Prometheus Exporter 数据采集¶
Prom 采集器可以获取各种 Prometheus Exporters 暴露出来的指标数据,只要配置相应的 Exporter 地址,就可以将指标数据接入。
配置¶
进入 DataKit 安装目录下的 conf.d/prom
目录,复制 prom.conf.sample
并命名为 prom.conf
。示例如下:
[[inputs.prom]]
## Exporter URLs.
urls = ["http://127.0.0.1:9100/metrics", "http://127.0.0.1:9200/metrics"]
## Stream Size.
## The source stream segmentation size, (defaults to 1).
## 0 source stream undivided.
# stream_size = 1
## Unix Domain Socket URL. Using socket to request data when not empty.
uds_path = ""
## Ignore URL request errors.
ignore_req_err = false
## Collector alias.
source = "prom"
## Collect data output.
## Fill this when want to collect the data to local file nor center.

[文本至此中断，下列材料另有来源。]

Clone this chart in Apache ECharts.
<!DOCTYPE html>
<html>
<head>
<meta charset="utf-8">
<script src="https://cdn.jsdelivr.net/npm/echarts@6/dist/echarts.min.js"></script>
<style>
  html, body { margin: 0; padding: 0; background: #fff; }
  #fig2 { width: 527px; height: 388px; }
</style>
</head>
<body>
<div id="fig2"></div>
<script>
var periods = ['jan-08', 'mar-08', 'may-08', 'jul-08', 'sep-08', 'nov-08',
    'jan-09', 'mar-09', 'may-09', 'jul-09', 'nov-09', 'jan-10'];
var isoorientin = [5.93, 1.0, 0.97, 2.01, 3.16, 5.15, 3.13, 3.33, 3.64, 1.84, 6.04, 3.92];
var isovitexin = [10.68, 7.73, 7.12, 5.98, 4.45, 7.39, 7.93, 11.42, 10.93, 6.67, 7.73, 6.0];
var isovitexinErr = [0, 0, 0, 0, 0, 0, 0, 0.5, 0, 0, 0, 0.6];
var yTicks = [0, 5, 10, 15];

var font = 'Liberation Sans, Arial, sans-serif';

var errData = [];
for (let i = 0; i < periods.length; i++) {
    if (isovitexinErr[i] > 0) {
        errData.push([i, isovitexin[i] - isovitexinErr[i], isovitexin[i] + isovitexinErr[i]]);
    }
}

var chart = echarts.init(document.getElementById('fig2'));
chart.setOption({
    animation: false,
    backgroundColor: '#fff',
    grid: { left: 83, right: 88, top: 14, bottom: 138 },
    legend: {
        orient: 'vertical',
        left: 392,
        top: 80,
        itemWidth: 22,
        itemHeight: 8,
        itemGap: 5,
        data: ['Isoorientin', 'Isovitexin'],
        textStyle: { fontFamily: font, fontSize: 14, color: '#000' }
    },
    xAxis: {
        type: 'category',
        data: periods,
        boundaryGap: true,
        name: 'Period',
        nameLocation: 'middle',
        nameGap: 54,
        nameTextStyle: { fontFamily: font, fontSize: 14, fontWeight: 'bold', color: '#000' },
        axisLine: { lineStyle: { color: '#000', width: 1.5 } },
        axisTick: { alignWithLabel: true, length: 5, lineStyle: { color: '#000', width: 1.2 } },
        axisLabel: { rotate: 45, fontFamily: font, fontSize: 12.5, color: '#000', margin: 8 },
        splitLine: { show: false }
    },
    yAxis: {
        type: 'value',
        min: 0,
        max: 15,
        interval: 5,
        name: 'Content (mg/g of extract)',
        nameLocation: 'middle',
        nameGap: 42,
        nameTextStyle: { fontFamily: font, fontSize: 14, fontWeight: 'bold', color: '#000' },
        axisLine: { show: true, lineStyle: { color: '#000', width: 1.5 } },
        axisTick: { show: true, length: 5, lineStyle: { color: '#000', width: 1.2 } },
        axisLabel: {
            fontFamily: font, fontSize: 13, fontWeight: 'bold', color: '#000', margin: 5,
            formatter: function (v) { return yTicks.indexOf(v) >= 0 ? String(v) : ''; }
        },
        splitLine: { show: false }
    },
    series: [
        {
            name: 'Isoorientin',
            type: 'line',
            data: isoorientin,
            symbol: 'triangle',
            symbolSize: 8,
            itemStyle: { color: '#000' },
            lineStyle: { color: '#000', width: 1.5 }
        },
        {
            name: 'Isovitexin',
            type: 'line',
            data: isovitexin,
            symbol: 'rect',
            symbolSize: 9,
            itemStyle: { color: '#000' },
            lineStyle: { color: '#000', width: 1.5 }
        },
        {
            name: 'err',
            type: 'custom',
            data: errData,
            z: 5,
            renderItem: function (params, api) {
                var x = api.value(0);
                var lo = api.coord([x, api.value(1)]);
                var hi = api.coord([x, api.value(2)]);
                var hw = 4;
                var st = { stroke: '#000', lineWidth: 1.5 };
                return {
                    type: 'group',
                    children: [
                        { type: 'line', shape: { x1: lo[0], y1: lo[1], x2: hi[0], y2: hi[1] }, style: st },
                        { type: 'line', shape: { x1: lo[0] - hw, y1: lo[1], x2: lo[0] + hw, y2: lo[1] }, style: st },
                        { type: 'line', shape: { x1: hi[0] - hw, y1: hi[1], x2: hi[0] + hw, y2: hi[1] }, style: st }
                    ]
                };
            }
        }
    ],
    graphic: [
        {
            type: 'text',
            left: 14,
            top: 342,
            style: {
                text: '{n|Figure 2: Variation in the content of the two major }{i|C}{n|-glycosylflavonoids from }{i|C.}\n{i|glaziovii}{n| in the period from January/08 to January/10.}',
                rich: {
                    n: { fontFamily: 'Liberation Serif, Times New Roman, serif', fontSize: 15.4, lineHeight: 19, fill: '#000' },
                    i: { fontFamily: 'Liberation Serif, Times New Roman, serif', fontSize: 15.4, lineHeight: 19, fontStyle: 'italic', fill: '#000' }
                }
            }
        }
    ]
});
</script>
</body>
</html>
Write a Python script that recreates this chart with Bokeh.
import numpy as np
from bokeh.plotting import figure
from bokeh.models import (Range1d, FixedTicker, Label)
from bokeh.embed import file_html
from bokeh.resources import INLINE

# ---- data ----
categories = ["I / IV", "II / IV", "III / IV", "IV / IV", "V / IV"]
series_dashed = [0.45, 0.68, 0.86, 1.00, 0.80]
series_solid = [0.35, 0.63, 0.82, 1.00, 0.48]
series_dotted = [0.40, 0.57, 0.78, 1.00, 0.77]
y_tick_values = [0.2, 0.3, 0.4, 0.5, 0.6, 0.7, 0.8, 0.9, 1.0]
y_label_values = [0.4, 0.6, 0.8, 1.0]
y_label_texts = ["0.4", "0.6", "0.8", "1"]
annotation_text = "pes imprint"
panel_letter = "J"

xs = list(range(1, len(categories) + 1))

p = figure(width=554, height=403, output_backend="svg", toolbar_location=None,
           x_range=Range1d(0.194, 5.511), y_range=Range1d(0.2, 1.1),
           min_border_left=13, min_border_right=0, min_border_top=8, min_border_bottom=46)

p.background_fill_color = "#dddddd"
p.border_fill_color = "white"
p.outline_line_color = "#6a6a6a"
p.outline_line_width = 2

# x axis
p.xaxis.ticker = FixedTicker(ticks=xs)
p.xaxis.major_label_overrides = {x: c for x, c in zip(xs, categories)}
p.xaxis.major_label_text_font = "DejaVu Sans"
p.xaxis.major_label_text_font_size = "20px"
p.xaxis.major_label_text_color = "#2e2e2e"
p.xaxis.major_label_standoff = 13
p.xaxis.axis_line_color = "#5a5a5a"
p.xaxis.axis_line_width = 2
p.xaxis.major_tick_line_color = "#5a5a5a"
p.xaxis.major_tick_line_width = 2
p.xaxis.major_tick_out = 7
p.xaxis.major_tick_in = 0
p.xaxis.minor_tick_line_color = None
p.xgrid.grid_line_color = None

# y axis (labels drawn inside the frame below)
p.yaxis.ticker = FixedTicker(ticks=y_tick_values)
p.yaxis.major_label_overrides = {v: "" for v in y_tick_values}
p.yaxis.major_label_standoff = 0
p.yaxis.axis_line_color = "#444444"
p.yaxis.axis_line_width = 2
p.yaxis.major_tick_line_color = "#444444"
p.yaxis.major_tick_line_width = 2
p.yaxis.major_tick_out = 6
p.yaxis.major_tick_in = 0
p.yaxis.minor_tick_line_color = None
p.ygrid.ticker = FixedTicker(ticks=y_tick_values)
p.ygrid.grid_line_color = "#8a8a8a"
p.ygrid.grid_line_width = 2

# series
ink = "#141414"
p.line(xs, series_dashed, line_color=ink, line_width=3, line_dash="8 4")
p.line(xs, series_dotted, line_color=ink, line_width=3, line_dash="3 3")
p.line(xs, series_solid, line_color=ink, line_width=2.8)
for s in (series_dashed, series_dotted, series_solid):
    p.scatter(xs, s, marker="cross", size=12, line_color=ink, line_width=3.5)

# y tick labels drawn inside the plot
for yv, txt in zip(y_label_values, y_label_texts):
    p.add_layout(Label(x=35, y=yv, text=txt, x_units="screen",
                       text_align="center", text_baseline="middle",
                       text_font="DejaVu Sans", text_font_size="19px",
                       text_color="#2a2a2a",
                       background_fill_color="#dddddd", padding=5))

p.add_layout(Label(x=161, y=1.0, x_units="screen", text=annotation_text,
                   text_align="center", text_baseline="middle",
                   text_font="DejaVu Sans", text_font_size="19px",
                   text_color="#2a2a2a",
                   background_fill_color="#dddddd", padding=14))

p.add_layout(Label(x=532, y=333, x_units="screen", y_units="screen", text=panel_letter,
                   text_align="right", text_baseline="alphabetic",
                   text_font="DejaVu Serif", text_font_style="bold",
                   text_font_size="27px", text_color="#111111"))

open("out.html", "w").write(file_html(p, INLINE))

## After filling, could use 'datakit debug --prom-conf /path/to/this/conf' to debug local storage measurement set.
## Using '--prom-conf' when priority debugging data in 'output' path.
# output = "/abs/path/to/file"
## Collect data upper limit as bytes.
## Only available when set output to local file.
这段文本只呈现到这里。